When I try to use read_json on a binary file with lines=True and chunksize set, I get the following error:
TypeError: sequence item 0: expected str instance, bytes found

It works when I remove the chunksize parameter. I'm guessing that the chunksize isn't taking into account the fact that the file is being read as a binary file.

Expected Output

I expect to be able to read a file using lines=True and chunksize

Output of `pd.show_versions()`

INSTALLED VERSIONS

commit : None

pandas : 0.25.1
numpy : 1.15.2
pytz : 2019.1
dateutil : 2.8.0
pip : 19.2.3
setuptools : 41.4.0
Cython : None
pytest : 5.0.1
hypothesis : None
sphinx : None
blosc : None
feather : None
xlsxwriter : None
lxml.etree : None
html5lib : None
pymysql : None
psycopg2 : None
jinja2 : 2.10.3
IPython : 7.8.0
pandas_datareader: None
bs4 : None
bottleneck : None
fastparquet : None
gcsfs : None
lxml.etree : None
matplotlib : 3.0.2
numexpr : None
odfpy : None
openpyxl : None
pandas_gbq : None
pyarrow : 0.15.0
pytables : None
s3fs : 0.3.5
scipy : 1.2.0
sqlalchemy : 1.3.9
tables : None
xarray : None
xlrd : 1.2.0
xlwt : None
xlsxwriter : None

Enhancement IO JSON Needs Discussion

Source

nlarusstone

👍1

Most helpful comment

I was having a similar issue...it seems to be that when the data is chunked, it's being read as a byte string, and apparently StringIO doesn't like that.

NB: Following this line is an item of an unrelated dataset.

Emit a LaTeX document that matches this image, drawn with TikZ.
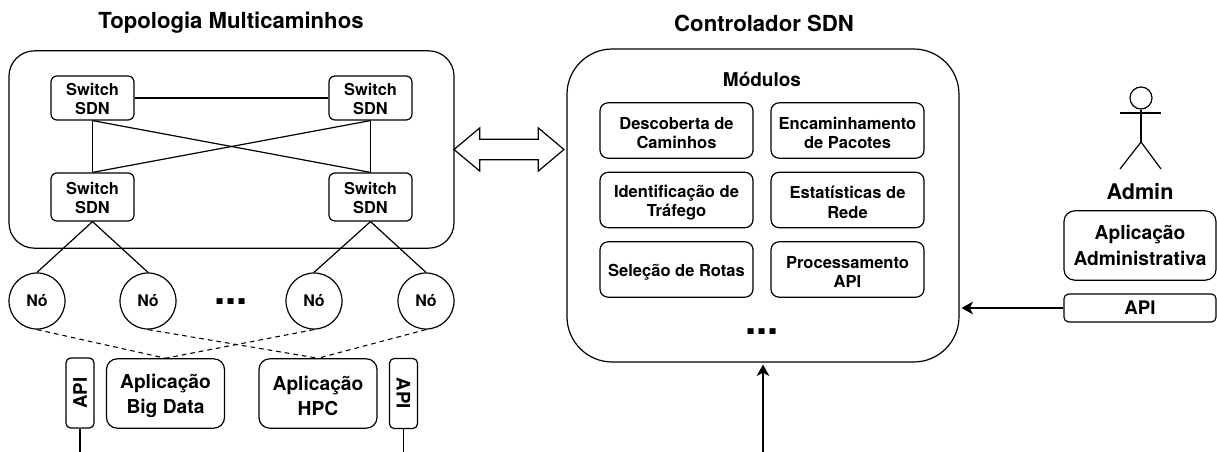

I've put in a pull request #30989 which should fix it (I hope!)

copeland3300 on 14 Jan 2020

👍2

All 6 comments

Any update here? I'm happy to work on this, if someone could point me in the right direction

nlarusstone on 21 Oct 2019

Just out of curiosity, any specific reason you need to read as a binary file? Does your .jsonl written in binary format? Since you stated your expectation is to be able to read a file using lines=True and chunksize which is could be accomplished if you use with open('test.jsonl', 'r')

pangeran-bottor on 30 Oct 2019

JSON is by definition a text-based format. I'm not fully aware of the specs for binary-JSON but I think might be out of scope of best left to a separate package to support

WillAyd on 30 Oct 2019

The reason I'm reading it as a binary file is that it's on S3, so I'm using S3FS (https://github.com/dask/s3fs) to access the file handle, which only supports opening the files in a binary format.

Is the recommendation then to copy the file locally and then read into pandas? If so, that's a bit painful since the whole point of me wanting to use chunksize is that I don't want to have to handle the entire file at once :)

nlarusstone on 1 Nov 2019

👍1

I was having a similar issue...it seems to be that when the data is chunked, it's being read as a byte string, and apparently StringIO doesn't like that.

I've put in a pull request #30989 which should fix it (I hope!)

copeland3300 on 14 Jan 2020

👍2

I am having similar issue. When I read large JSON file from S3 with lines=True, chunkize=10000, it complains with "TypeError: sequence item 0: expected str instance, bytes found"